Chanson
d'Alexandre Belliard
Une horde
ambitieuse en mal de nouvelles terres
Débarque chez les
Métis comme s'ils n'existaient guère
D'un océan à
l'autre, chemin de fer à tout prix
Les millionnaires
du rail se sont offert un pays
Riel, chef
légitime de l'Assiniboia
Réclame en homme
digne, le respect de leurs droits
Trahi par Ottawa,
traité comme du bétail
Les Métis n'ont
plus le choix, il faut livrer bataille
Victoire à
Rivière-Rouge et près de Lac aux Canards
Tous leurs
espoirs s'écroulent à Batoche plus tard
Riel, les fers
aux pieds; écroué à Regina
« Coupable »,
disent les jurés; Richardson sonne le glas
Parodie de
justice dans le plus grand désordre
C'est la haine
qui dicte, la potence et la corde
De la furie
orangiste, Thomas Scott est le fiel
Macdonald le
complice, de la mort de Riel
Telle une
cicatrice profonde qui lacère
La mémoire des
Métis, que rien ne fera taire
Francophones de
partout expriment leur colère
Et pleurent Louis
Riel, assassiné hier
Du gibet de ce
dernier ne reste qu'une estampe
Un bout de corde,
un musée, la maison de ses parents
Et lui qui fut
pourtant père du Manitoba
Doit encore
aujourd'hui, essuyer les coups bas
Martyr pour les
uns et traître pour les autres
L'histoire le
portera en vainqueur face aux fauves
On le voudrait
oublié, c'est qu'il dérange encore
Toujours
controversé, plus d'un siècle après sa mort
Une journée d'infamie dans l'histoire du Canada
Le chef métis Louis Riel (au centre) entouré
de conseillers de l'Assemblée législative
métisse
d'Assiniboia
Le 16 novembre 1885, le
pouvoir colonial britannique a pendu le grand
leader métis Louis Riel.
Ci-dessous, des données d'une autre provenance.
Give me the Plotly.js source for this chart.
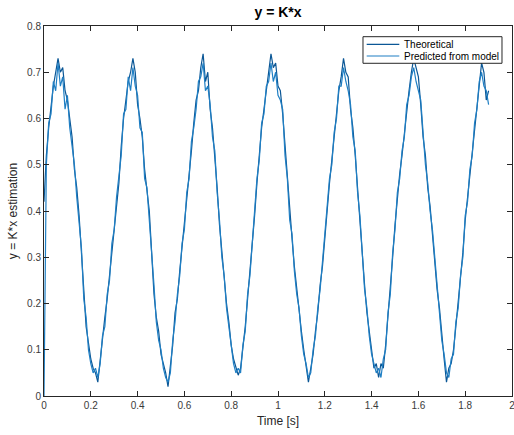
<!DOCTYPE html>
<html>
<head>
<meta charset="utf-8">
<script src="https://cdn.plot.ly/plotly-3.0.1.min.js"></script>
<style>html,body{margin:0;padding:0;background:#fff;}#chart{width:514px;height:435px;}</style>
</head>
<body>
<div id="chart"></div>
<script>
// Sampling of both signals (seconds)
const sampleStart = 0;
const sampleStep = 0.01;

// Series names
const seriesNames = ['Theoretical', 'Predicted from model'];
const seriesColors = ['#0b5796', '#1f7fc4'];

// y = K*x, theoretical (t = 0 .. 1.90 s)
const theoretical = [
  0.42,0.52,0.58,0.63,0.67,0.70,0.73,0.70,0.71,0.66,
  0.64,0.60,0.56,0.49,0.45,0.39,0.30,0.23,0.15,0.11,
  0.08,0.06,0.05,0.03,0.08,0.12,0.17,0.21,0.26,0.31,
  0.37,0.42,0.46,0.54,0.60,0.64,0.68,0.70,0.73,0.70,
  0.63,0.60,0.56,0.49,0.44,0.40,0.31,0.22,0.17,0.14,
  0.09,0.07,0.05,0.02,0.07,0.11,0.18,0.21,0.27,0.32,
  0.37,0.42,0.48,0.53,0.59,0.64,0.66,0.71,0.74,0.68,
  0.70,0.62,0.58,0.52,0.45,0.37,0.31,0.25,0.20,0.16,
  0.11,0.08,0.06,0.045,0.06,0.10,0.15,0.21,0.27,0.32,
  0.39,0.46,0.52,0.58,0.62,0.66,0.69,0.74,0.71,0.72,
  0.67,0.66,0.61,0.54,0.46,0.39,0.34,0.28,0.23,0.18,
  0.14,0.10,0.06,0.03,0.06,0.09,0.14,0.18,0.24,0.28,
  0.34,0.41,0.46,0.51,0.56,0.61,0.66,0.69,0.73,0.70,
  0.69,0.62,0.58,0.52,0.45,0.38,0.29,0.24,0.18,0.14,
  0.10,0.06,0.07,0.04,0.07,0.06,0.11,0.17,0.23,0.30,
  0.37,0.43,0.48,0.52,0.57,0.62,0.66,0.70,0.73,0.71,
  0.69,0.63,0.56,0.52,0.45,0.41,0.35,0.30,0.23,0.19,
  0.13,0.08,0.03,0.06,0.07,0.10,0.15,0.20,0.25,0.31,
  0.38,0.43,0.48,0.53,0.58,0.63,0.67,0.72,0.70,0.64,
  0.66
];

// y = K*x, predicted from model (t = 0 .. 1.90 s)
const predicted = [
  0.00,0.50,0.59,0.61,0.68,0.66,0.72,0.67,0.69,0.62,
  0.65,0.58,0.54,0.50,0.43,0.38,0.32,0.21,0.17,0.10,
  0.07,0.05,0.06,0.04,0.07,0.13,0.15,0.22,0.25,0.33,
  0.36,0.43,0.48,0.52,0.61,0.62,0.69,0.66,0.71,0.67,
  0.65,0.58,0.57,0.47,0.45,0.38,0.33,0.24,0.16,0.12,
  0.10,0.06,0.04,0.03,0.05,0.12,0.16,0.22,0.26,0.33,
  0.36,0.44,0.47,0.55,0.58,0.62,0.68,0.69,0.72,0.66,
  0.67,0.63,0.56,0.53,0.44,0.38,0.30,0.26,0.19,0.15,
  0.12,0.07,0.05,0.06,0.05,0.11,0.14,0.22,0.26,0.33,
  0.38,0.47,0.51,0.59,0.61,0.67,0.68,0.72,0.68,0.70,
  0.65,0.64,0.62,0.52,0.47,0.38,0.35,0.27,0.22,0.19,
  0.13,0.09,0.07,0.04,0.05,0.10,0.13,0.19,0.23,0.29,
  0.35,0.40,0.47,0.50,0.57,0.60,0.67,0.67,0.71,0.68,
  0.66,0.63,0.56,0.53,0.44,0.39,0.30,0.23,0.19,0.13,
  0.09,0.07,0.05,0.06,0.04,0.08,0.10,0.18,0.22,0.31,
  0.36,0.44,0.47,0.53,0.56,0.63,0.65,0.69,0.71,0.68,
  0.66,0.64,0.57,0.50,0.46,0.40,0.36,0.29,0.24,0.18,
  0.12,0.09,0.05,0.04,0.08,0.09,0.16,0.19,0.26,0.30,
  0.39,0.42,0.49,0.52,0.59,0.62,0.68,0.70,0.67,0.66,
  0.63
];

const traces = [
  {
    type: 'scatter', mode: 'lines', name: seriesNames[0], showlegend: false,
    x0: sampleStart, dx: sampleStep, y: theoretical,
    line: {color: seriesColors[0], width: 1.2}
  },
  {
    type: 'scatter', mode: 'lines', name: seriesNames[1], showlegend: false,
    x0: sampleStart, dx: sampleStep, y: predicted,
    line: {color: seriesColors[1], width: 1.2}
  }
];

// Compact MATLAB-style legend box (paper coordinates)
const legendBox = {x0: 0.6816, x1: 0.9786, y0: 0.8992, y1: 0.9711};
const legendRows = [0.9505, 0.9189];
const legendLineX = [0.6895, 0.7592];
const legendTextX = 0.7643;

const shapes = [
  {type: 'rect', xref: 'paper', yref: 'paper', x0: legendBox.x0, x1: legendBox.x1,
   y0: legendBox.y0, y1: legendBox.y1, line: {color: '#262626', width: 1}, fillcolor: '#ffffff', layer: 'above'}
];
const annotations = [];
seriesNames.forEach((name, i) => {
  shapes.push({type: 'line', xref: 'paper', yref: 'paper', x0: legendLineX[0], x1: legendLineX[1],
    y0: legendRows[i], y1: legendRows[i], line: {color: seriesColors[i], width: 1.2}, layer: 'above'});
  annotations.push({xref: 'paper', yref: 'paper', x: legendTextX, y: legendRows[i],
    xanchor: 'left', yanchor: 'middle', showarrow: false, text: name,
    font: {size: 10, color: '#000000'}});
});

const axisCommon = {
  showline: true, linecolor: '#262626', linewidth: 1, mirror: 'ticks',
  ticks: 'inside', ticklen: 5, tickcolor: '#262626', tickwidth: 1,
  showgrid: false, zeroline: false, fixedrange: true,
  ticklabeloverflow: 'allow',
  tickfont: {size: 10, color: '#3a3a3a'}
};

const layout = {
  width: 514, height: 435,
  margin: {l: 44, r: 2, t: 26, b: 39, pad: 0},
  paper_bgcolor: '#ffffff', plot_bgcolor: '#ffffff',
  font: {family: '"Liberation Sans", Arial, Helvetica, sans-serif', size: 10, color: '#262626'},
  title: {
    text: '<b>y = K*x</b>', font: {size: 14, color: '#000000'},
    xref: 'paper', x: 0.5, xanchor: 'center',
    yref: 'container', y: 0.972, yanchor: 'middle'
  },
  xaxis: Object.assign({}, axisCommon, {
    range: [0, 2], tick0: 0, dtick: 0.2,
    title: {text: 'Time [s]', font: {size: 12, color: '#262626'}, standoff: 6}
  }),
  yaxis: Object.assign({}, axisCommon, {
    range: [0, 0.8], tick0: 0, dtick: 0.1,
    title: {text: 'y = K*x estimation', font: {size: 12, color: '#262626'}, standoff: 6}
  }),
  showlegend: false,
  shapes: shapes,
  annotations: annotations
};

Plotly.newPlot('chart', traces, layout, {displayModeBar: false, staticPlot: true});
</script>
</body>
</html>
Ce dernier a été
accusé et trouvé coupable de haute trahison
après la défaite des Métis à la bataille de
Batoche en mai de la même année. L'exécution
de Louis Riel était une façon de frapper la
conscience de la nation métisse, mais le
pouvoir colonial ne parvint pas à mettre fin à
sa lutte pour ses droits et sa dignité en tant
que nation. La lutte des Métis pour affirmer
leur droit d'être et assumer la direction de
leurs affaires politiques continue à ce jour.
Les deux grands
soulèvements de la Rivière Rouge (1869-1870)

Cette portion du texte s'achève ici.